The collaboration will see Google Street View cars equipped with Aclima’s mobile sensing platform to test the air around the cars at a street level.

The three Street View cars took measurements of nitrogen dioxide, carbon monoxide, methane, CO2, black carbon and other air pollutants which can affect human health and climate change.

The Street View vehicles were used in a month long test in Denver, Colorado, where the cars collected 150m data points as part of a study conducted by NASA and the Environmental Protection Agency (EPA).

‘Live and breathe’

Aclima co-founder and CEO Davida Herzl said the integration of the mobile sensing platform with Street View gave the partners the opportunity to understand how cities “live and breathe” in an entirely new way.
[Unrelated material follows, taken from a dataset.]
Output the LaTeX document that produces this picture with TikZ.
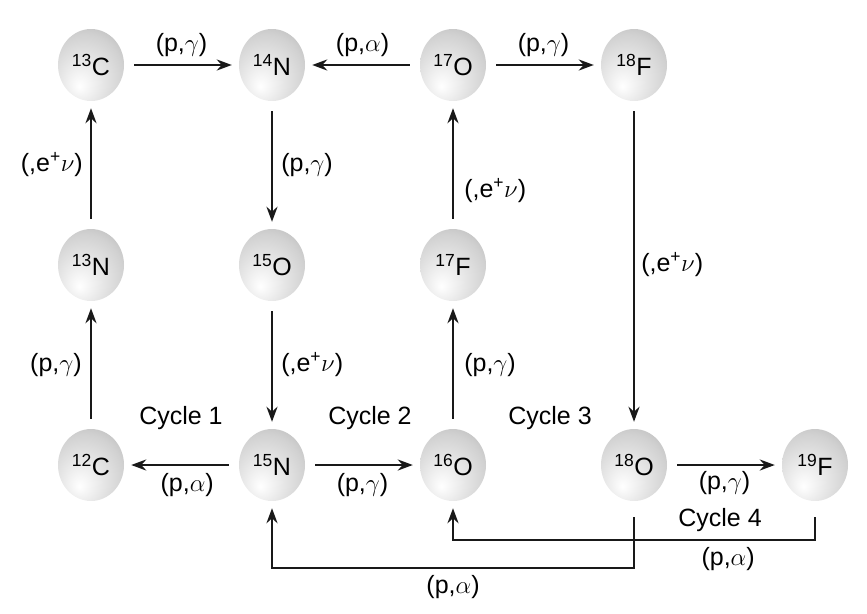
\documentclass[tikz,border=0pt]{standalone}
\usepackage{fontspec}
\setmainfont{Liberation Sans}
\usetikzlibrary{shapes.geometric}
\usetikzlibrary{positioning}
\usetikzlibrary{arrows.meta}
\pgfdeclareradialshading{nucshade}{\pgfpoint{-9bp}{-15bp}}{color(0bp)=(white); color(10bp)=(black!6); color(30bp)=(black!18); color(50bp)=(black!36); color(70bp)=(black!48)}
\tikzset{
    mynuc/.style = {ellipse, minimum width=66pt, minimum height=72pt, inner sep=0pt, shade, shading=nucshade, align=center, text=black},
    edgen/.style = {-{Stealth[length=15pt,width=11pt]}, line width=2.6pt, black!90, shorten <=10pt, shorten >=7pt},
    edgeloop/.style = {edgen, shorten <=16pt},
    mylabel/.style = {inner sep=2pt, text=black},
    font issue/.style={execute at begin picture={#1\selectfont}}
}

\begin{document}
\begin{tikzpicture}[
    x=1pt, y=-1pt,
    node distance={200pt and 181pt},
    on grid,
    font issue=\fontsize{25}{29}]

  \useasboundingbox (0,0) rectangle (867,613);

  % nuclei
  \node[mynuc] (c13) at (91,65) {\textsuperscript{13}C};
  \node[mynuc, right=of c13] (n14) {\textsuperscript{14}N};
  \node[mynuc, right=of n14] (o17) {\textsuperscript{17}O};
  \node[mynuc, right=of o17] (f18) {\textsuperscript{18}F};
  \node[mynuc, below=of c13] (n13) {\textsuperscript{13}N};
  \node[mynuc, below=of n14] (o15) {\textsuperscript{15}O};
  \node[mynuc, below=of o17] (f17) {\textsuperscript{17}F};
  \node[mynuc, below=of n13] (c12) {\textsuperscript{12}C};
  \node[mynuc, below=of o15] (n15) {\textsuperscript{15}N};
  \node[mynuc, below=of f17] (o16) {\textsuperscript{16}O};
  \node[mynuc, below=400pt of f18] (o18) {\textsuperscript{18}O};
  \node[mynuc, right=of o18] (f19) {\textsuperscript{19}F};

  % cycle names
  \node[mylabel] (cyc1) at (181,418) {Cycle 1};
  \node[mylabel] (cyc2) at (370,418) {Cycle 2};
  \node[mylabel] (cyc3) at (550,418) {Cycle 3};
  \node[mylabel] (cyc4) at (720,520) {Cycle 4};

  % reactions
  \draw[edgen] (c13) -- node[mylabel, above=5pt] {(p,$\gamma$)} (n14);
  \draw[edgen] (o17) -- node[mylabel, above=5pt] {(p,$\alpha$)} (n14);
  \draw[edgen] (o17) -- node[mylabel, above=5pt] {(p,$\gamma$)} (f18);
  \draw[edgen] (n14) -- node[mylabel, right=6pt] {(p,$\gamma$)} (o15);
  \draw[edgen] (n13) -- node[mylabel, left=5pt] {(,e\textsuperscript{+}$\nu$)} (c13);
  \draw[edgen] (f17) -- node[mylabel, pos=0.3, right=8pt] {(,e\textsuperscript{+}$\nu$)} (o17);
  \draw[edgen] (f18) -- node[mylabel, right=4pt] {(,e\textsuperscript{+}$\nu$)} (o18);
  \draw[edgen] (c12) -- node[mylabel, left=6pt] {(p,$\gamma$)} (n13);
  \draw[edgen] (o15) -- node[mylabel, right=6pt] {(,e\textsuperscript{+}$\nu$)} (n15);
  \draw[edgen] (o16) -- node[mylabel, right=8pt] {(p,$\gamma$)} (f17);
  \draw[edgen] (n15) -- node[mylabel, pos=0.45, below=5pt] {(p,$\alpha$)} (c12);
  \draw[edgen] (n15) -- node[mylabel, below=5pt] {(p,$\gamma$)} (o16);
  \draw[edgen] (o18) -- node[mylabel, below=3pt] {(p,$\gamma$)} (f19);

  % return branches
  \draw[edgeloop] (o18) -- ++(0,103) -| node[mylabel, pos=0.25, below=4pt] {(p,$\alpha$)} (n15);
  \draw[edgeloop] (f19) -- ++(0,75) -| node[mylabel, pos=0.12, below=4pt] {(p,$\alpha$)} (o16);

\end{tikzpicture}
\end{document}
“With more than half of the world’s population now living in cities, environmental health is becoming increasingly important to quality of life,” said Herzl.

Herzl added the result of the test “lays the foundation for generating high resolution maps of air quality in cities.”

The EPA currently relies on a network of stationary equipment in urban areas to measure air quality, but Aclima’s mobile platform allows monitors to study a more detailed picture of the immediate surroundings at street level.

Unlimited potential

Herzl said the Denver pilot has enabled the partners to prepare for scaling up the project: “There’s unlimited potential for our work to help improve the health and resilience of communities everywhere.”

Google Earth Outreach program manager Karin Tuxen-Bettman said the pilot project would enable them to use Street View and Google Maps as a future environmental mapping platform.

In late 2015, Aclima and Google are planning to expand their efforts at mapping air quality to the San Francisco Bay Area to explore new applications for the environmental tool.

The partnership has already worked on mapping indoor environments, with Aclima and Google creating a network across 21 Google offices around the world to monitor for pollutants and temperature to improve workplace design.

In the UK, Deliver Change has begun implementing its AirSensa air monitoring system in London to help implement air quality solutions in the city, with air pollution deaths thought to number as many as 9,500 per year in the capital.